Ein weiterer Stopp folgt in einem jungen Wald aus Nadelbäumen. Im Boden sind Senkungen, das sollen einmal Schützengräben auf offenem Feld gewesen sein. Die Kiefern wurden erst später gepflanzt. Kaum vorstellbar, dass an diesem unspektakulären Ort Menschen kämpften und versuchten zu überleben.

Der letzte Stopp ist der deutsche Soldatenfriedhof Recogne-Bastogne, südlich der Straße nach Foy. Auf den Steinkreuzen stehen Namen: Xaver, Friedrich, Wilhelm, Kurt. Sie starben mit 17 oder 18 Jahren; den Müttern wurden die Söhne geraubt. An die 27.000 Tote soll es bei den Schlachten in den Ardennen gegeben haben. Davon ruhen 6.000 Deutsche auf diesem Friedhof. Manche mit ihrem Namen, andere anonym; betitelt mit „Ein deutscher Soldat“.

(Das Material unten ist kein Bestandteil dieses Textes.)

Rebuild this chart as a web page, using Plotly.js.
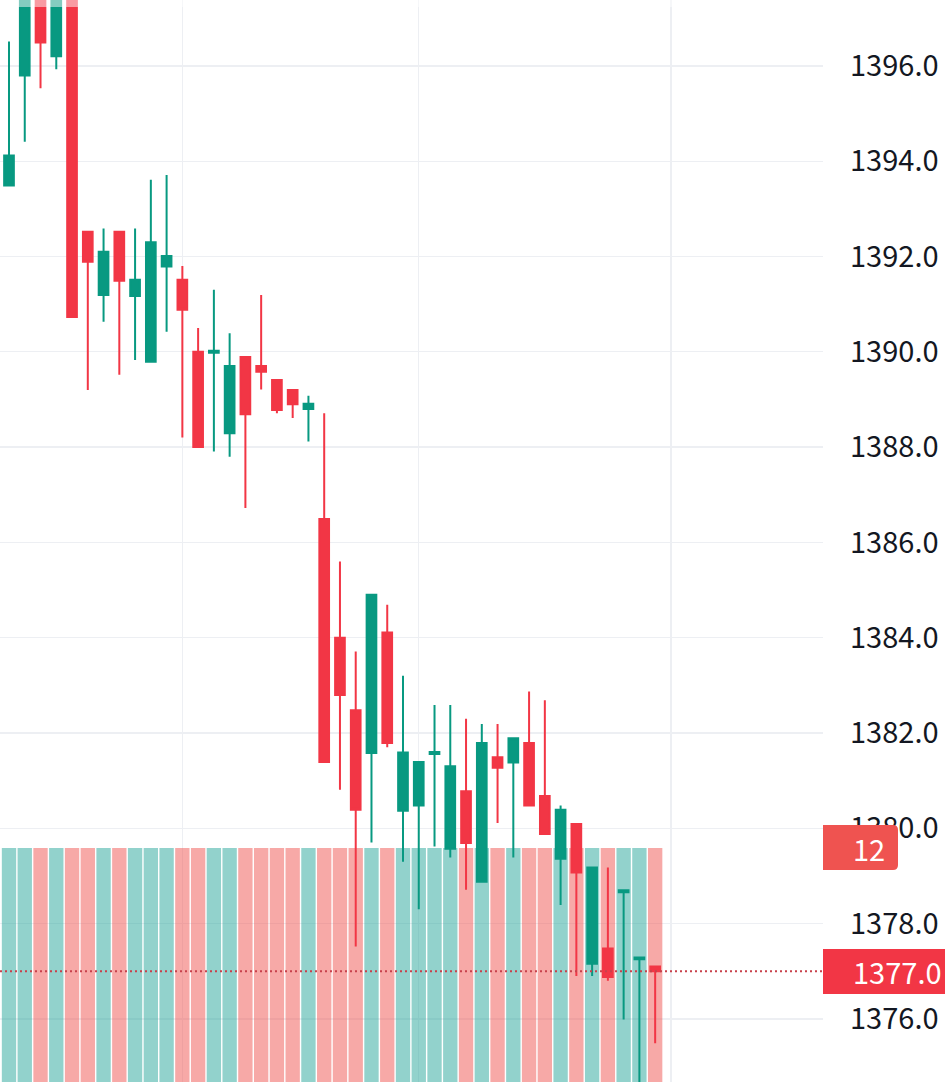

Fotonachweis: Gregor Lengler

Wolken verstecken die Sonne, es sieht nach Regen aus. Lionel fährt zurück nach Bastogne; am Ortsanfang kommt ein Militärgelände, der hohe Zaun trennt die Schlafbaracken vom Gehsteig. Dann folgen Kirchen und Kriegsdenkmäler. Die Vergangenheit des Ortes zeigt sich offensichtlich. Auf den engen Straßen staut sich der Verkehr, im Kreisverkehr stockt die Fahrt. Während des Wartens brummt der Jeep am lautesten vor sich hin.

Lionel ist ein charismatischer Guide. Er beantwortet jede Frage mit seinem Fachwissen, erzählt und zeigt viel – man merkt ihm seine militärische Ausbildung an. Die Fahrt mit dem Jeep bringt einem die Geschichte von Bastogne noch einmal näher. Und zusammen mit dem Wissen aus dem Museum entsteht Empathie für die Soldaten – ganz gleich, auf welcher Seite sie standen.

Der Tag verliert an Licht. Wind kommt auf. Die Jeeptour endet dort, wo sie angefangen hat: vor dem War Museum. In der Nähe steht das Mardasson-Denkmal. Wie ein Stern ist die Erinnerungsstätte für die amerikanischen Opfer geformt. Eine Wendeltreppe führt nach oben zu einer Aussichtsplattform und eröffnet den Besuchern einen freien Blick auf die Landschaft. Der Krieg wurde vor Jahrzehnten beendet und bleibt weiterhin ein Teil von Bastogne.